在选择 triplet 时，我们想要 Hard Positive $$argmax_{x_i^p} \parallel f(x_i^a) - f(x_i^p) \parallel_2^2$$ 和 Hard Negative $$argmin_{x_i^n} \parallel f(x_i^a) - f(x_i^n) \parallel_2^2$$。
但是在整个训练集上计算不现实，而且 outlier 和 mislabelled 会严重影响选择。

The paper pick a random semi-hard negative for every pair of anchor and positive, and train on these triplets.

有两条出路：

Offline Triplet Mining
Generate triplets offline every n steps, using the most recent network checkpoint and computing the argmin and argmax on a subset of the data.
Not efficient enough.
Online Triplet Mining
Generate triplets online. This can be done by selecting the hard positive/negative exemplars from within a mini-batch.

Online Generation

In online mining, we have computed a batch of $B$ embeddings from a batch of $B$ inputs.
valid triplet: (i,j,k) 中 i,j 属于同一人，k 则不。

Suppose that you have a batch of faces as input of size $B = PK$ , composed of $P$ different persons with $K$ images each. A typical value is $K=4$ . 有两种策略：

Batch All
select all the valid triplets, and average the loss on the hard and semi-hard triplets.
- a crucial point here is to not take into account the easy triplets (those with loss
  0), as averaging on them would make the overall loss very small.
- this produces a total of $PK(K-1)(PK-K)$ triplets ( $PK$ anchors, $K-1$ possible positives per anchor, $PK-K$ possible negatives).
Batch Hard (better)
for each anchor, select the hardest positive (biggest distance $d(a,p)$ $d (a, p)$ and the hardest negative among the batch.
- this produces $PK$ triplets.
- the selected tripltes are the hardest among the batch.

Model Architecture

Model Structure
Train the CNN using Stochastic Gradient Descent (SGD) with standard backprop and AdaGrad.

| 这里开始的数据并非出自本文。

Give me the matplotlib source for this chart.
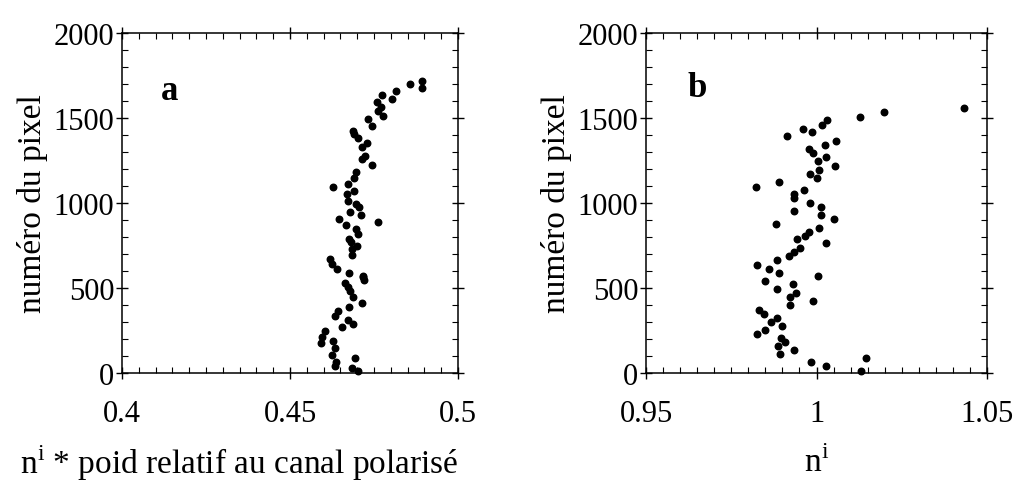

两种，Zeiler&Fergus based Model，GoogLeNet style Inception Model。

Their practical differences lie in the difference of parameters and FLOPS. 选择使用哪个模型要看应用场景。

Model running in a datacenter can have many parameters and require a large number of FLOPS.
Model running on a mobile phone needs to have few parameters, so that it can fit into memory.